Stated exercise.
Among the entries that follow, the required portion opens with the line containing "Write the seaborn" and closes with the line containing "linewidth=1.6, saturation=1, ax=ax)". Give that portion again exactly, and nothing else.
------ Given records ------
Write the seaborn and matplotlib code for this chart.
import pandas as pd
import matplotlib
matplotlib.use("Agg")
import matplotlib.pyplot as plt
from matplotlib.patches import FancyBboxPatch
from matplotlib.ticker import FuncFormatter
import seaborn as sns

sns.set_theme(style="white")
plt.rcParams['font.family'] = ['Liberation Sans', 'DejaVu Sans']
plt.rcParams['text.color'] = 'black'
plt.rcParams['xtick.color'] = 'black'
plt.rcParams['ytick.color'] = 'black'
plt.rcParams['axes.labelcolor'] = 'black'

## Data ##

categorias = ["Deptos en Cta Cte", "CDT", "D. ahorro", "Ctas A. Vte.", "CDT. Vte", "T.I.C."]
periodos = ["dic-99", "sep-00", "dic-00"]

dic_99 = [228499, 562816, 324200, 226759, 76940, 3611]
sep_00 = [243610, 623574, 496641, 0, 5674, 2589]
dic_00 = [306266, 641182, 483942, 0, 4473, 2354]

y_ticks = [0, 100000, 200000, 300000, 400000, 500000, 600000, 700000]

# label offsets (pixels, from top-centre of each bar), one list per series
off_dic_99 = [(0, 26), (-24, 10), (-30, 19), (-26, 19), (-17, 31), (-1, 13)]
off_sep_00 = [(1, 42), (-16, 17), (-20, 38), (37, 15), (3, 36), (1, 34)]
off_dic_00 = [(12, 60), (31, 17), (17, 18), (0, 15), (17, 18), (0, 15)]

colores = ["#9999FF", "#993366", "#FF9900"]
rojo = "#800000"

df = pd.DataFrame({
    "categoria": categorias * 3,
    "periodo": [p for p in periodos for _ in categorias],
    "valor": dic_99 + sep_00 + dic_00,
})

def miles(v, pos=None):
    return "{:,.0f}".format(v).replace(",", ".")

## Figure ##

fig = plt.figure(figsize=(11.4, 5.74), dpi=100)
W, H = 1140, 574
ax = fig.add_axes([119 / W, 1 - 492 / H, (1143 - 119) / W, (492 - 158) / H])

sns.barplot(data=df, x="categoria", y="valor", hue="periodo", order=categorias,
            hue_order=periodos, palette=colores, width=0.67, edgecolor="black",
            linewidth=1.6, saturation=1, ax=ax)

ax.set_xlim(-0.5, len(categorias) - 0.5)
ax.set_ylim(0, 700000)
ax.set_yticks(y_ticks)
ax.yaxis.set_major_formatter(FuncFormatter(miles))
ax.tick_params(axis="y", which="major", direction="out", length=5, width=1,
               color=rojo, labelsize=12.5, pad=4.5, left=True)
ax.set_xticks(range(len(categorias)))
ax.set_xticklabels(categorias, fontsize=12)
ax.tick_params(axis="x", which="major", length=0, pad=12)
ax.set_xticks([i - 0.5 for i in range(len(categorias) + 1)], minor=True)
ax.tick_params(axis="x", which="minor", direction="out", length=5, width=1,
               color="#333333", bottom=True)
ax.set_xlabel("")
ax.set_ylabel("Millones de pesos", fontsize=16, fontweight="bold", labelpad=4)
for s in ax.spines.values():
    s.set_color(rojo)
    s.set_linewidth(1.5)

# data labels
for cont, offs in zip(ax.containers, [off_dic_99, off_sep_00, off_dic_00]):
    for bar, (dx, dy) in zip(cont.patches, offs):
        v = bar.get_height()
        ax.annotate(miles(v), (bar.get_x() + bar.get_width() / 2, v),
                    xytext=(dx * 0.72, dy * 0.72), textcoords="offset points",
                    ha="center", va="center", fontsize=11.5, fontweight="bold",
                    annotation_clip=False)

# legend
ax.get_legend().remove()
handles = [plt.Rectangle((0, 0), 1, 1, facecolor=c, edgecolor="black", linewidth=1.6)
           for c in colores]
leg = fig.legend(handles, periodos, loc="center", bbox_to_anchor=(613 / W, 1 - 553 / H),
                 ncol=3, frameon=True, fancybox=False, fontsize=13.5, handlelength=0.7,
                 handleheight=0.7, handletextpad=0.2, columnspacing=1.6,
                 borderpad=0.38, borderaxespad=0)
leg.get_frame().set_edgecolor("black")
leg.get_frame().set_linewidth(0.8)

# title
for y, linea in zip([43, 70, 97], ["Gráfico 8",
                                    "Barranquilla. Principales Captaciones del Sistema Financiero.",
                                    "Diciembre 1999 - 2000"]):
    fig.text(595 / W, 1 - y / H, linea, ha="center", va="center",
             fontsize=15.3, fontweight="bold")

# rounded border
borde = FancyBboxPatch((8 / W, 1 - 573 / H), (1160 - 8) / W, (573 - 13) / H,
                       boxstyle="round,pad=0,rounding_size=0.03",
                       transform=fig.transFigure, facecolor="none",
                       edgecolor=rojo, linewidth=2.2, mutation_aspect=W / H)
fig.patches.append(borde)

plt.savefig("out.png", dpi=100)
------
------ Given records ------
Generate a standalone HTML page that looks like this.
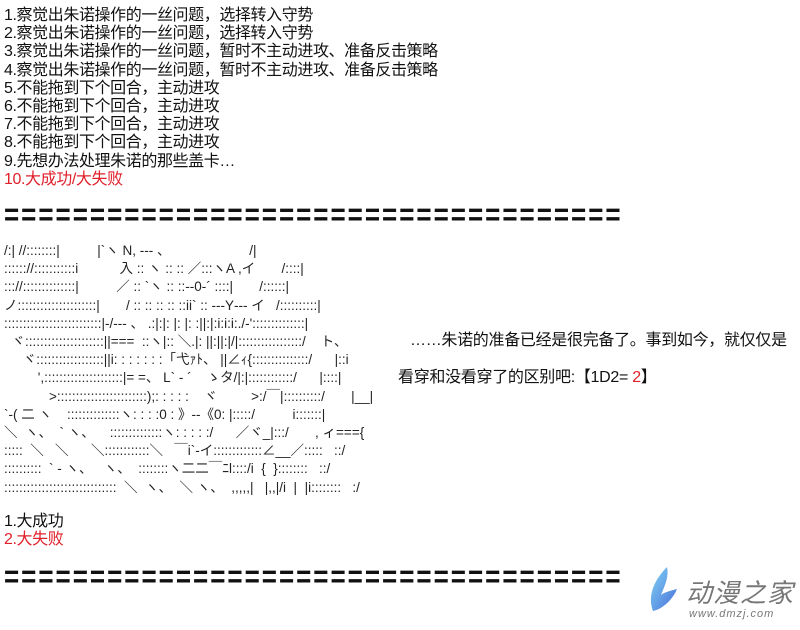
------
------ Given records ------
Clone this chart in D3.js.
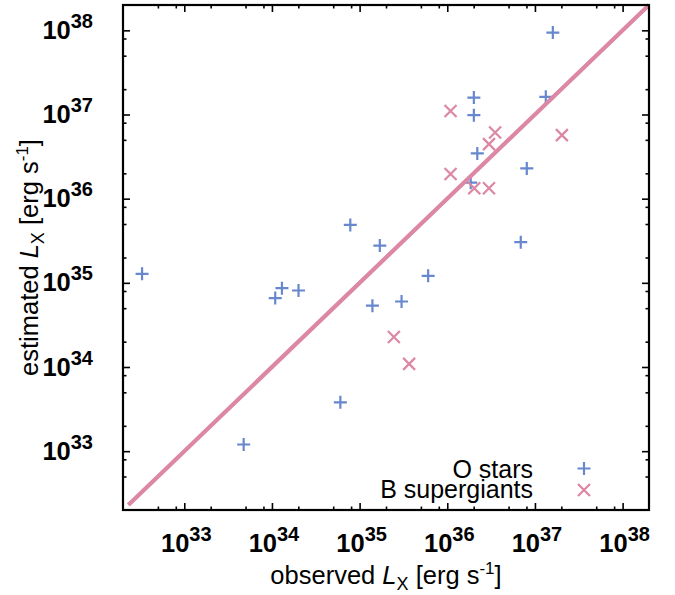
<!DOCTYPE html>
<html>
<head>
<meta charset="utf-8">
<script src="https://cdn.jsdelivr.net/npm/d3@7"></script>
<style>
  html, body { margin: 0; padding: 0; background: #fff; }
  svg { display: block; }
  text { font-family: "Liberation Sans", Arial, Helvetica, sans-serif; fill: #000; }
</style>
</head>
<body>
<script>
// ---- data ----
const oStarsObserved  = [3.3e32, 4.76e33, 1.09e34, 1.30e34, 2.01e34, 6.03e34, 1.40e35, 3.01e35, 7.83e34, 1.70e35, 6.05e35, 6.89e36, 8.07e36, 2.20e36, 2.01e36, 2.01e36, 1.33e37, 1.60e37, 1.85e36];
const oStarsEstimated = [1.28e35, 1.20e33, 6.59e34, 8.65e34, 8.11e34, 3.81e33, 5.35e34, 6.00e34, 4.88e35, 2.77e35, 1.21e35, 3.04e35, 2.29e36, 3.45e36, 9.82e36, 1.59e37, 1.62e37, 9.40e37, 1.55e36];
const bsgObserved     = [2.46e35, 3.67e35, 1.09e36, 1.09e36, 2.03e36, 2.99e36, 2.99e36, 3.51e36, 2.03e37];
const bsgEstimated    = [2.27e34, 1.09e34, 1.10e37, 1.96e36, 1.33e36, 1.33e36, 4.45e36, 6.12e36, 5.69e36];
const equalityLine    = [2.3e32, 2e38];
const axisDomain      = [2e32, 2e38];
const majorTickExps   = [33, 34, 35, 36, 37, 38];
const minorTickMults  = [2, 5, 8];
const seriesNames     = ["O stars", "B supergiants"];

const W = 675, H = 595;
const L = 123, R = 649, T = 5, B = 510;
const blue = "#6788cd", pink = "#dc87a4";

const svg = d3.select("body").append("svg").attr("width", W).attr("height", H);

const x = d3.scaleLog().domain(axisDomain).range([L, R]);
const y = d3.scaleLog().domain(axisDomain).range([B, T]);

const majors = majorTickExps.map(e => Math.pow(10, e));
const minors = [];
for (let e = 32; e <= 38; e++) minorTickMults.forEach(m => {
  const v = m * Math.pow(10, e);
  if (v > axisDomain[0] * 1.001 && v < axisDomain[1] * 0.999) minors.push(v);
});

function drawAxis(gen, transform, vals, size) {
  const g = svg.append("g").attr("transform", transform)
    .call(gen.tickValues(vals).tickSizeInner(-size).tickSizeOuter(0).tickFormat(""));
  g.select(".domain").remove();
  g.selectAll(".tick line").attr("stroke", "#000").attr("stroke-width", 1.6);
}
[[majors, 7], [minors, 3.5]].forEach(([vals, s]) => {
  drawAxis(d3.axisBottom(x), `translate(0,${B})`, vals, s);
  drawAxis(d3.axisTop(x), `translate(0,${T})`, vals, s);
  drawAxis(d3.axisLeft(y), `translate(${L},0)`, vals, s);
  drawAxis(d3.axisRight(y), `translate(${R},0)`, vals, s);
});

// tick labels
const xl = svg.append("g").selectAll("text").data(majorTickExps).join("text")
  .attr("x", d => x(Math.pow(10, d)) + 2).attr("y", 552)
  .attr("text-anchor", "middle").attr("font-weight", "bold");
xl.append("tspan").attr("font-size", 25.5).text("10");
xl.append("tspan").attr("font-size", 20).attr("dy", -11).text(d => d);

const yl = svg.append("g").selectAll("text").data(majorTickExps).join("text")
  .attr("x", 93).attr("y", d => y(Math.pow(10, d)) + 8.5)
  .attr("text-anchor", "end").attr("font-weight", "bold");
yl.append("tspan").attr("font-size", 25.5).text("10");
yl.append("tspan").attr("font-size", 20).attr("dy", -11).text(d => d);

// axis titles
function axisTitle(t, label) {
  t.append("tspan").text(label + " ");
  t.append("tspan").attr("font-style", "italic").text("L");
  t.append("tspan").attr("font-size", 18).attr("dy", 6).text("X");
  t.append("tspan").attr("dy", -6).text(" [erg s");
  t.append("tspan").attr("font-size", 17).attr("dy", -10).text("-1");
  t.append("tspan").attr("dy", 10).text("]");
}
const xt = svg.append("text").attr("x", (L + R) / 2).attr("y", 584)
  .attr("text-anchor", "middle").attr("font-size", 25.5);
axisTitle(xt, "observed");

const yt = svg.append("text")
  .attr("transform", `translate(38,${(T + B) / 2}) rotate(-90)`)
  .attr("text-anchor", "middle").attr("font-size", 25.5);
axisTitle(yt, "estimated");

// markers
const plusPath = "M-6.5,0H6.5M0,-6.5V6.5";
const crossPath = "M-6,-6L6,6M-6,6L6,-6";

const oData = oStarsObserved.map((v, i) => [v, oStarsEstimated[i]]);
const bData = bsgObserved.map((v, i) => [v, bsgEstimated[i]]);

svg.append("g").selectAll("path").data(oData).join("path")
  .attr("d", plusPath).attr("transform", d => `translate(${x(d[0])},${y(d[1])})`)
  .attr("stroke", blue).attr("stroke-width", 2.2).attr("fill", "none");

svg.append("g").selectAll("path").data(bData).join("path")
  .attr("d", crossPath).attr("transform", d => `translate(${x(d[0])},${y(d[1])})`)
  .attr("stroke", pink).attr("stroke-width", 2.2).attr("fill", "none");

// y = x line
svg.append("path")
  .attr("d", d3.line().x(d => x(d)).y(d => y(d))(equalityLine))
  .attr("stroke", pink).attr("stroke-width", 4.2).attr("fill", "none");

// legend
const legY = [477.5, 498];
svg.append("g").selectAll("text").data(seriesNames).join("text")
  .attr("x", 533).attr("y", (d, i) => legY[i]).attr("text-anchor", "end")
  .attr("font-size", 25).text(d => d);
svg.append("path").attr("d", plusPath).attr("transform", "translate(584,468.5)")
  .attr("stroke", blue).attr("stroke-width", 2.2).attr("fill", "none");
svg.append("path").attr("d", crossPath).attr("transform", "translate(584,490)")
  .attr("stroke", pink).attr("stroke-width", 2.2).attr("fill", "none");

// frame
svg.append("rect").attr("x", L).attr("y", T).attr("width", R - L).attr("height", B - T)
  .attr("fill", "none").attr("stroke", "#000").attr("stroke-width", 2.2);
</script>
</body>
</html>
------
Result.
Write the seaborn and matplotlib code for this chart.
import pandas as pd
import matplotlib
matplotlib.use("Agg")
import matplotlib.pyplot as plt
from matplotlib.patches import FancyBboxPatch
from matplotlib.ticker import FuncFormatter
import seaborn as sns

sns.set_theme(style="white")
plt.rcParams['font.family'] = ['Liberation Sans', 'DejaVu Sans']
plt.rcParams['text.color'] = 'black'
plt.rcParams['xtick.color'] = 'black'
plt.rcParams['ytick.color'] = 'black'
plt.rcParams['axes.labelcolor'] = 'black'

## Data ##

categorias = ["Deptos en Cta Cte", "CDT", "D. ahorro", "Ctas A. Vte.", "CDT. Vte", "T.I.C."]
periodos = ["dic-99", "sep-00", "dic-00"]

dic_99 = [228499, 562816, 324200, 226759, 76940, 3611]
sep_00 = [243610, 623574, 496641, 0, 5674, 2589]
dic_00 = [306266, 641182, 483942, 0, 4473, 2354]

y_ticks = [0, 100000, 200000, 300000, 400000, 500000, 600000, 700000]

# label offsets (pixels, from top-centre of each bar), one list per series
off_dic_99 = [(0, 26), (-24, 10), (-30, 19), (-26, 19), (-17, 31), (-1, 13)]
off_sep_00 = [(1, 42), (-16, 17), (-20, 38), (37, 15), (3, 36), (1, 34)]
off_dic_00 = [(12, 60), (31, 17), (17, 18), (0, 15), (17, 18), (0, 15)]

colores = ["#9999FF", "#993366", "#FF9900"]
rojo = "#800000"

df = pd.DataFrame({
    "categoria": categorias * 3,
    "periodo": [p for p in periodos for _ in categorias],
    "valor": dic_99 + sep_00 + dic_00,
})

def miles(v, pos=None):
    return "{:,.0f}".format(v).replace(",", ".")

## Figure ##

fig = plt.figure(figsize=(11.4, 5.74), dpi=100)
W, H = 1140, 574
ax = fig.add_axes([119 / W, 1 - 492 / H, (1143 - 119) / W, (492 - 158) / H])

sns.barplot(data=df, x="categoria", y="valor", hue="periodo", order=categorias,
            hue_order=periodos, palette=colores, width=0.67, edgecolor="black",
            linewidth=1.6, saturation=1, ax=ax)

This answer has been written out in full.